Over my five decades directing student choirs, one thing remaining totally constant has been this: In the choral setting, the students tend to naturally sit shoulder to shoulder and as close together as possible. This speaks to the teenagers’ craving of security, safety within the group, close friendships, and musical stability. Traditionally, the young singers have naturally functioned better when they are physically close.
At isolated times over the decades, I have challenged the novice singers to give themselves some breathing room. For the sake of fostering musical independence, I have separated the chairs in the rehearsal space, or I have asked the students to leave a chair between them.
Another reason I have done this is because, particularly on tour, we would fit the groups into all sizes of lofts and chancel areas. From my viewpoint, nothing looks as lame in a worship service or choral performance as to have a choir loft with 120 chairs and a choir of thirty-five or forty all jammed up together because the kids are too insecure to spread out and physically fill the loft. Worse is when the director is too lazy to work out the logistics to create attractive optics for the choir when they sing.
Enter 2021 and restarting our choirs in the midst of the COVID pandemic, and all this has had to change. I don’t know about your students, but our SAYC singers have not only followed the new protocols, but they are good at enforcing the rules for themselves and their friends. Oh sure, when the group gathers, during break times, and at the end of rehearsal, the teenagers tend to get a little careless about the distance issue. A gentle reminder from an adult or peer normally takes care of it.
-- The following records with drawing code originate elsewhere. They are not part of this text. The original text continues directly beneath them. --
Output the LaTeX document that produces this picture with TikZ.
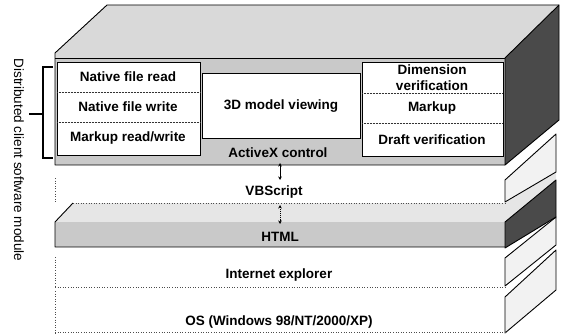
\documentclass[tikz,border=0pt]{standalone}
\usepackage{fontspec}
\setmainfont{Liberation Sans}
\usetikzlibrary{arrows.meta}
\definecolor{topgray}{HTML}{D9D9D9}
\definecolor{frontgray}{HTML}{C9C9C9}
\definecolor{darkside}{HTML}{4A4A4A}
\definecolor{paleside}{HTML}{F2F2F2}
\definecolor{htmltop}{HTML}{E6E6E6}
\begin{document}
\begin{tikzpicture}[x=1pt,y=-1pt,
  lbl/.style={font=\bfseries\fontsize{13.5}{16}\selectfont, inner sep=0pt, align=center},
  vlbl/.style={font=\fontsize{13.5}{16}\selectfont, inner sep=0pt, rotate=-90},
  edge/.style={draw=black, line width=0.9pt, line join=round},
  faint/.style={draw=black!70, line width=0.6pt, dotted},
  divider/.style={draw=black!80, line width=0.5pt, densely dotted},
  boxline/.style={draw=black, line width=0.9pt, fill=white},
  link/.style={line width=0.9pt, {Stealth[length=3.5pt,width=3.5pt]}-{Stealth[length=3.5pt,width=3.5pt]}}
]
\useasboundingbox (0,0) rectangle (564,334);

% ---------- OS layer ----------
\draw[edge, fill=paleside] (505,297) -- (556,250) -- (556,290) -- (505,333) -- cycle;
\draw[faint] (55,291) -- (55,333);
\draw[faint] (55,332) -- (505,332);

% ---------- Internet explorer layer ----------
\draw[edge, fill=paleside] (505,258) -- (556,217) -- (556,245) -- (505,286) -- cycle;
\draw[faint] (55,257) -- (55,286);
\draw[faint] (55,287) -- (505,287);

% ---------- HTML layer ----------
\fill[htmltop] (55,222) -- (73,203) -- (505,203) -- (556,172) -- (556,180) -- (505,222) -- cycle;
\fill[frontgray] (55,222) rectangle (505,247);
\draw[edge, fill=darkside] (505,222) -- (556,180) -- (556,217) -- (505,248) -- cycle;
\draw[edge] (73,203) -- (55,222) -- (55,247) -- (505,247);
\draw[faint] (73,203) -- (505,203);

% ---------- VBScript layer ----------
\draw[edge, fill=paleside] (505,180) -- (556,134) -- (556,172) -- (505,202) -- cycle;
\draw[faint] (55,178) -- (55,202);

% ---------- ActiveX block ----------
\fill[topgray] (55,58) -- (55,53) -- (107,5) -- (559,5) -- (505,58) -- cycle;
\fill[frontgray] (55,58) rectangle (505,165);
\draw[edge, fill=darkside] (505,58) -- (559,5) -- (559,120) -- (505,165) -- cycle;
\draw[edge] (505,58) -- (55,58);
\draw[edge] (505,165) -- (55,165) -- (55,53) -- (107,5) -- (559,5);

% left module box
\draw[boxline] (57,62) rectangle (200,155);
\draw[divider] (57,92) -- (200,92);
\draw[divider] (57,122) -- (200,122);
% middle box
\draw[boxline] (202,73) rectangle (360,138);
% right box
\draw[boxline] (362,62) rectangle (503,156);
\draw[divider] (362,93) -- (503,93);
\draw[divider] (362,123) -- (503,123);

% ---------- labels ----------
\node[lbl] (nfr) at (128,77) {Native file read};
\node[lbl] (nfw) at (128,107) {Native file write};
\node[lbl] (mrw) at (128,138) {Markup read/write};
\node[lbl] (view) at (281,106) {3D model viewing};
\node[lbl, font=\bfseries\fontsize{13.5}{16}\selectfont] (dim) at (432,78) {Dimension\\verification};
\node[lbl] (mk) at (432,108) {Markup};
\node[lbl] (dv) at (432,140) {Draft verification};
\node[lbl] (ax) at (278,153) {ActiveX control};
\node[lbl] (vbs) at (274,192) {VBScript};
\node[lbl] (html) at (280,237) {HTML};
\node[lbl] (ie) at (279,275) {Internet explorer};
\node[lbl] (os) at (279,322) {OS (Windows 98/NT/2000/XP)};

% ---------- connectors ----------
\coordinate (a1) at (280,163);
\coordinate (a2) at (280,180);
\coordinate (b1) at (280,205);
\coordinate (b2) at (280,224);
\draw[link] (a1) -- (a2);
\draw[link, densely dotted] (b1) -- (b2);

% ---------- bracket ----------
\coordinate (bt) at (53,67);
\coordinate (bb) at (53,158);
\draw[line width=2pt] (bt) -- (43,67) -- (43,158) -- (bb);
\draw[line width=2pt] (43,114) -- (29,114);
\node[vlbl] (dcsm) at (19,160) {Distributed client software module};
\end{tikzpicture}
\end{document}
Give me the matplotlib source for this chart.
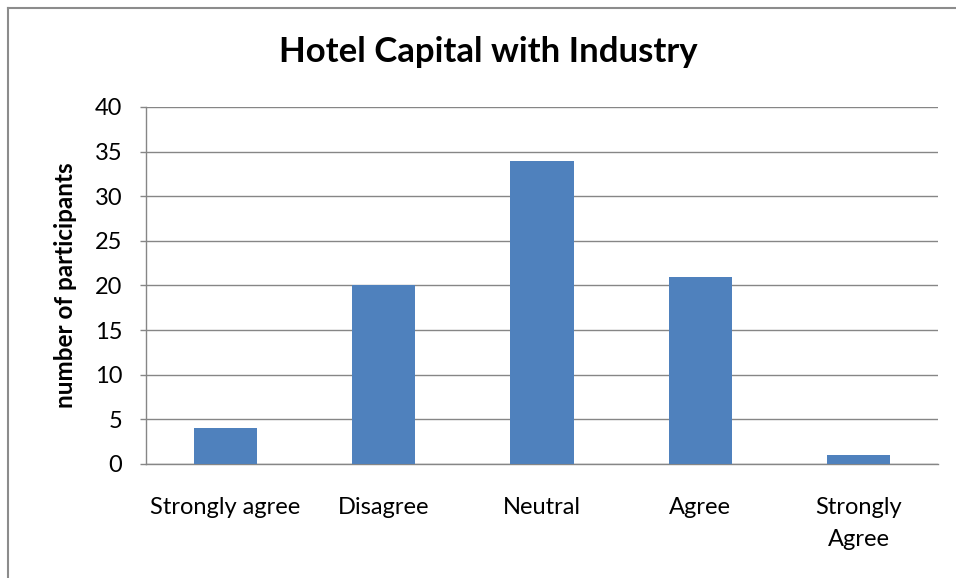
import matplotlib
matplotlib.use('Agg')
import matplotlib.pyplot as plt
from matplotlib.lines import Line2D

plt.rcParams['font.family'] = ['Lato', 'DejaVu Sans']

categories = ['Strongly agree', 'Disagree', 'Neutral', 'Agree', 'Strongly\nAgree']
participants = [4, 20, 34, 21, 1]
yticks = [0, 5, 10, 15, 20, 25, 30, 35, 40]

fig = plt.figure(figsize=(9.56, 5.78), dpi=100)
ax = fig.add_axes([146/956, 1 - 464/578, (938 - 146)/956, (464 - 107)/578])

x = range(len(categories))
ax.bar(x, participants, width=0.4, color='#4F81BD', zorder=3)

ax.set_xlim(-0.5, len(categories) - 0.5)
ax.set_ylim(0, 40)
ax.set_yticks(yticks)
ax.set_xticks(list(x))
ax.set_xticklabels(categories, fontsize=17, linespacing=1.6)
ax.tick_params(axis='y', labelsize=17, length=4, width=1, color='#868686', pad=13)
ax.tick_params(axis='x', length=0, pad=24)

ax.grid(axis='y', color='#868686', linewidth=1, zorder=0)
for side in ['top', 'right']:
	ax.spines[side].set_visible(False)
for side in ['left', 'bottom']:
	ax.spines[side].set_color('#868686')
	ax.spines[side].set_linewidth(1)

ax.set_ylabel('number of participants', fontsize=17.5, fontweight='bold', labelpad=13)
fig.text(488/956, 1 - 52/578, 'Hotel Capital with Industry', fontsize=25,
	fontweight='bold', ha='center', va='center')

# chart frame, open on the right and bottom
fig.add_artist(Line2D([7.5/956, 7.5/956], [0, 1 - 7.5/578], color='#8c8c8c', linewidth=1.5))
fig.add_artist(Line2D([7.5/956, 1], [1 - 7.5/578, 1 - 7.5/578], color='#8c8c8c', linewidth=1.5))

fig.savefig('out.png', dpi=100)
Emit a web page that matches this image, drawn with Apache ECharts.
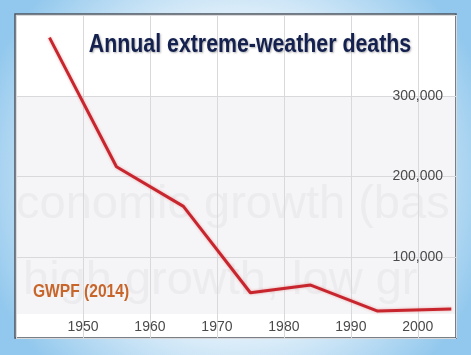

This forced distance in rehearsal has actually helped my choir sing better. After a couple of rehearsals of musical insecurity (largely due to the distance, but also because it was the beginning of a season after a year’s hiatus), the singers are now rising to the occasion and filling up their space with sound.
Think about it. An acoustical instrument such as a cello (or any stringed instrument), oboe, flute, trumpet (or any wind instrument, for that matter) needs a certain amount of space and resonation for the sound to fully develop. Acoustically dead sanctuaries and performance venues miss out on so much beauty because the sound environment sucks up the sound and kills it before it has the chance to fully bloom and flourish.
And if we think we can fix bad acoustics by jamming a mic up against a cello, an oboe, or a voice, we should think again. When we electronically steal the natural sound and short-circuit its full develop just for the sake of volume or gain, we are sacrificing a lot of natural beauty in order to just be heard.